Ensemble reweighting (frame weights)
Overview
By default every analysis routine in SOURSOP treats all frames of a trajectory as contributing equally to an ensemble average. In many situations — enhanced-sampling simulations, Markov-state-model reweighting, maximum-entropy / experimentally-restrained reweighting, or simple importance reweighting — each frame should instead contribute according to a statistical weight.
Every SOURSOP function that returns an ensemble-average value therefore
accepts an optional weights keyword: a per-frame vector that defines
how much each frame contributes to the average. The default,
weights=False, is an exact no-op and reproduces the original
unweighted behaviour bit-for-bit.
Reweighting in SOURSOP is deterministic. A weighted average is the closed-form expectation under the supplied weights — there is no stochastic resampling, so results are exactly reproducible and do not depend on a random seed.

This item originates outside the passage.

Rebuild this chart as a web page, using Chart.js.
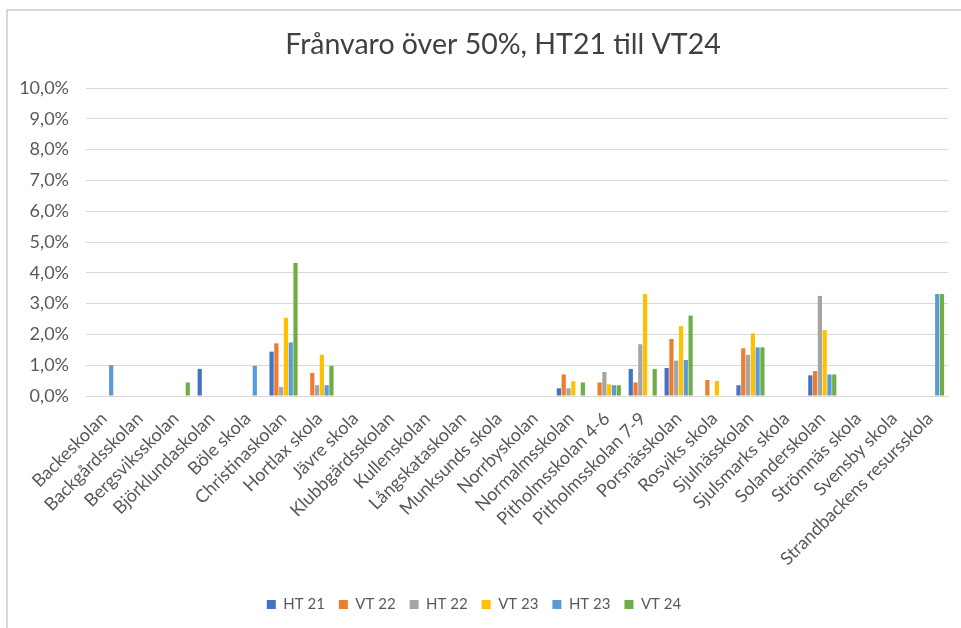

The weight vector contract
A valid weights vector is a probability vector over frames:
one entry per frame (
len(weights) == n_frames);every entry in the closed interval
[0, 1];all entries finite (no
nan/inf);the entries sum to
1within a small toleranceetol(default1e-7).
These conditions are enforced centrally by
soursop.ssutils.validate_weights(). If any condition fails an
SSException is raised with a descriptive message, rather than
silently producing a meaningless number.
Most reweighting-capable methods also expose an etol keyword so the
sum-to-one tolerance can be tightened or relaxed.
Interaction with stride
When a method is called with both a frame stride and weights,
the weight vector is first subsampled (weights[::stride]) and then
renormalised so it still sums to 1 over the retained frames. A
warning is emitted because per-stride reweighting is rarely what you
want unless the weights were computed for exactly those frames.
The deterministic helpers
All weighting is funnelled through a small set of shared helpers in
soursop.ssutils so that every method applies weights identically:
validate_weights()— validate (and stride-normalise) a weight vector; the single source of truth.weighted_mean()—sum(w * x).weighted_rms()—sqrt(sum(w * x**2))(the polymer-physics RMS order parameter).weighted_std()— the reliability-weighted population standard deviation. Frame weights are probability weights with no associated sample size, so noddofcorrection is well-defined; the population estimator is the unambiguous, reproducible choice.weighted_corr()— the weighted Pearson correlation (used by the correlation observables).
Example
import numpy as np
from soursop.sstrajectory import SSTrajectory
TrajOb = SSTrajectory('traj.xtc', 'start.pdb')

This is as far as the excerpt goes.